Studio album by George Strait
- Released: April 21, 1992
- Recorded: September – October 1991
- Studio: Emerald Studio (Nashville, Tennessee)
- Genre: Neotraditional country
- Length: 30:14
- Label: MCA
- Producer: Jimmy Bowen; George Strait;

George Strait chronology
| Ten Strait Hits (1991) | Holding My Own (1992) | Pure Country (1992) |

Singles from Holding My Own
- "Gone as a Girl Can Get" Released: April 6, 1992; "So Much Like My Dad" Released: June 29, 1992;

= Holding My Own =

Holding My Own is the twelfth studio album by American country music singer George Strait.
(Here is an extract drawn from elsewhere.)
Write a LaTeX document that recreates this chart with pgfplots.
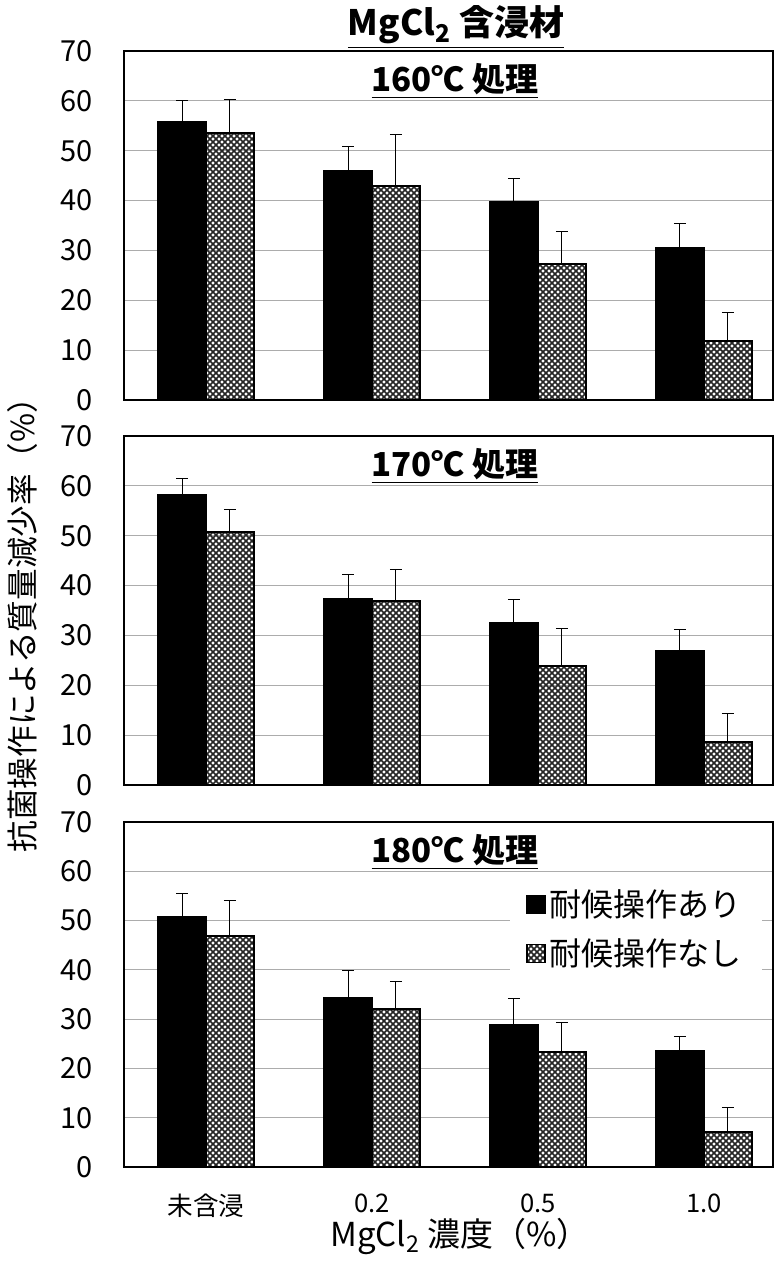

It was released by MCA Records and features the singles "Gone as a Girl Can Get" and "So Much Like My Dad", both of which charted in the Top 5 on the country charts, but it became his first album since 1981's Strait Country not to produce a number one hit. "Trains Make Me Lonesome" was previously recorded by the trio Schuyler, Knobloch, & Overstreet on their 1986 self-titled debut album, and then in 1988 by Marty Haggard.

Professional ratings
Review scores
| Source | Rating |
| Allmusic | Star |
| Chicago Tribune | Star |
| Entertainment Weekly | A− link |

==Track listing==

| No. | Title | Writer(s) | Length |
|---|---|---|---|
| 1. | "You're Right, I'm Wrong" | Marty Stuart, Wayne Perry | 2:34 |
| 2. | "Holding My Own" | Dean Dillon, Pam Belford | 3:20 |
| 3. | "Gone as a Girl Can Get" | Jerry Max Lane | 3:15 |
| 4. | "So Much Like My Dad" | Chips Moman, Bobby Emmons | 3:26 |
| 5. | "Trains Make Me Lonesome" | Paul Overstreet, Thom Schuyler | 3:46 |
| 6. | "All of Me (Loves All of You)" | Kim Williams, L. David Lewis, Monty Holmes | 2:44 |
| 7. | "Wonderland of Love" | Curtis Wayne | 2:58 |
| 8. | "Faults and All" | Carl Perkins | 2:41 |
| 9. | "It's Alright with Me" | Jackson Leap | 2:50 |
| 10. | "Here We Go Again" | Don Lanier, Red Steagall | 2:53 |

== Personnel ==
The following musicians performed on this album:

Ace in the Hole Band (Tracks 3 and 9)
- George Strait – vocals
- Ronnie Huckaby – acoustic piano
- David Anthony – acoustic guitars
- Benny MacArthur – electric guitars
- Rick McRae – electric guitars
- Mike Daily – steel guitar
- Terry Hale – bass
- Mike Kennedy – drums
- Gene Elders – fiddle

All other tracks
- George Strait – lead vocals
- Floyd Domino – acoustic piano
- Steve Gibson – acoustic guitars
- Reggie Young – electric guitars
- Buddy Emmons – steel guitar
- Joe Chemay – bass
- Larrie Londin – drums
- Johnny Gimble – fiddle
- Jim Horn – saxophone, alto flute
- Liana Manis – backing vocals
- Curtis Young – backing vocals

=== Production ===
- Jimmy Bowen – producer
- George Strait – producer
- Bob Bullock – recording, overdub recording
- Tim Kish – overdub recording
- Steve Tillisch – mixing
- Jeff Coppage – second engineer
- Russ Martin – second engineer
- Craig White – second engineer
- Milan Bogdan – digital editing
- Glenn Meadows – mastering
- Masterfonics (Nashville, Tennessee) – editing and mastering location
- Jessie Noble – project coordinator
- Jim Kemp – art direction
- Katherine DeVault – art direction, design
- Mike Rutherford – photography
- Erv Woolsey – management

==Chart positions==

| Chart (1992) | Peak position |
|---|---|
| US Billboard 200 | 33 |
| US Top Country Albums (Billboard) | 5 |
| Canadian RPM Country Albums | 17 |

== Certifications ==

Certifications for Holding My Own
| Region | Certification | Certified units/sales |
| United States (RIAA) | Platinum | 1,000,000^{^} |
^{^} Shipments figures based on certification alone.